Here’s the funny thing: Blood Doners Australia doesn’t exist. The logo and image are photoshopped versions of SDA’s website which some enterprising Tumblrista rigged up.

Here’s the funnier thing: Sperm Donors Australia’s ad is absolutely real.

I thought about the image after attending a press conference by Dr Joanna Rose last week, when she mentioned that no less a person than the head of Britain’s human fertilisation and embryology authority, had said that sperm and egg donation should become “as obvious as blood donation”.

Anonymous

Dr Rose was conceived through anonymous sperm donation, and has spent years trying to make contact with her genetic father, to no avail. She has reason to believe that she may have as many as 400 half-siblings, though she doesn’t know who any of them are.

She wrote a letter to a friend in her 20s that she never sent, writing that she thought the only way people would pay attention to the loss and alienation felt by donor-conceived children was if she got a PhD or killed herself.

She got the PhD.

One of Dr Rose’s friends, another donor-conceived woman named Narelle, died of bowel cancer, partially due to not knowing her medical history on the paternal side.

She wanted to find her genetic father before she died, and succeeded.

In contrast to Dr Rose’s case, the two reconciled before Narelle died

Just like blood donation, eh?

The Irish Government has a piece of legislation coming up that promises to ban anonymous sperm donation through attaching information to a child’s birth cert, but in practice many donor-conceived children will never think to access their own birth certificate because they don’t know they’re donor conceived.

And even if anonymous donation is banned, we’re still creating a whole class of people who are being deliberately separated from their biological parents in order to satisfy the desire of adults to have children.

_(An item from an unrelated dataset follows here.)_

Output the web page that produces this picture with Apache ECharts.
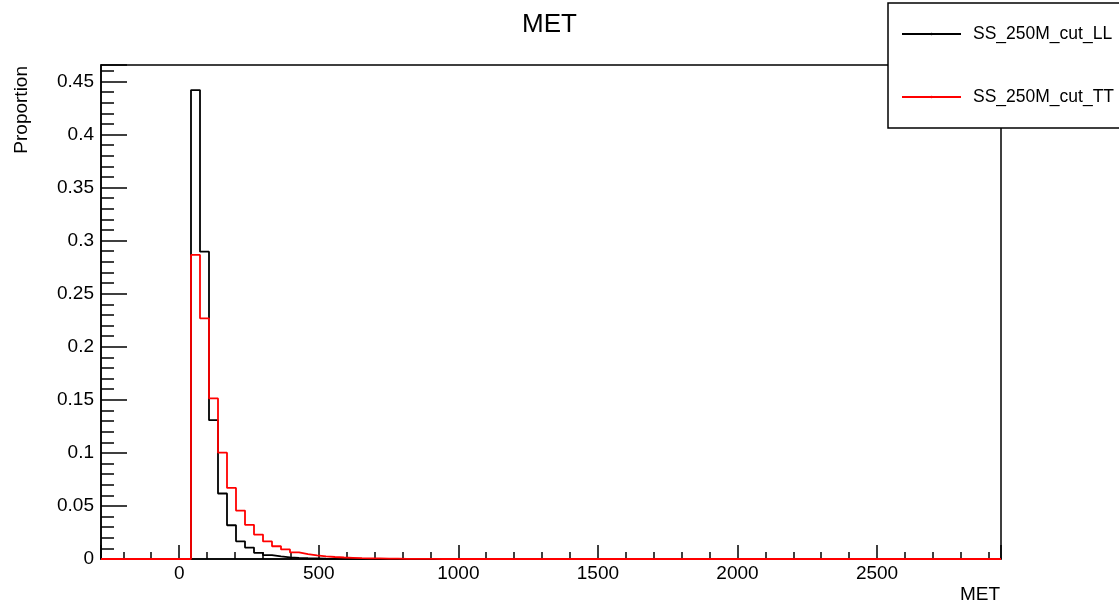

As Dr Rose said, while adoption is designed for child protection, gamete donation is designed for child production.

Travesty

This is a travesty, something very like the forced adoption that blighted the life of Philomena Lee. And Tumblr responds with a jokey post that reinforces the very narrative that the industry behind this travesty wants to push.

This is just like blood donation. This is something normal or even heroic. This is something that you can make silly jokes about.

In fairness to Tumblr, the other side of the story is present – it’s just mostly ignored.

The post pointing out that the US and Canada have no limits on the number of children that can be born from one donor’s sperm has 46 notes.

Posts from actual donor-conceived people, often talking about their own struggles, have 17, 25, 31. That’s not quite 400,000 is it?

And that’s the pattern. When serious issues get discussed on Tumblr, jokes, snappy put-downs and slogans are the order of the day. Actual arguments? Not much.

It’s not just Tumblr, either. So many of the social media spheres that young people inhabit are actively thought-allergic. “Join the good guys” is the siren call. Check your privilege, avoid media that is “problematic” (whatever that means) and join in the occasional denunciation of those awful conservatives who oppose things like sperm donation, and you too can be on the side of ‘right’.

I used to think the main problem with “social justice” on Tumblr was that it was largely ineffectual. What could such a website ever do to change anything? But I may have underestimated it.

In reblogging a funny or catchy post that skates right past an important issue without ever stopping to understand it, in making the internet (and thus the culture generally) that bit less friendly to questioning and dissent, Tumblristas can end up contributing to the injustice they say they’re trying to fight.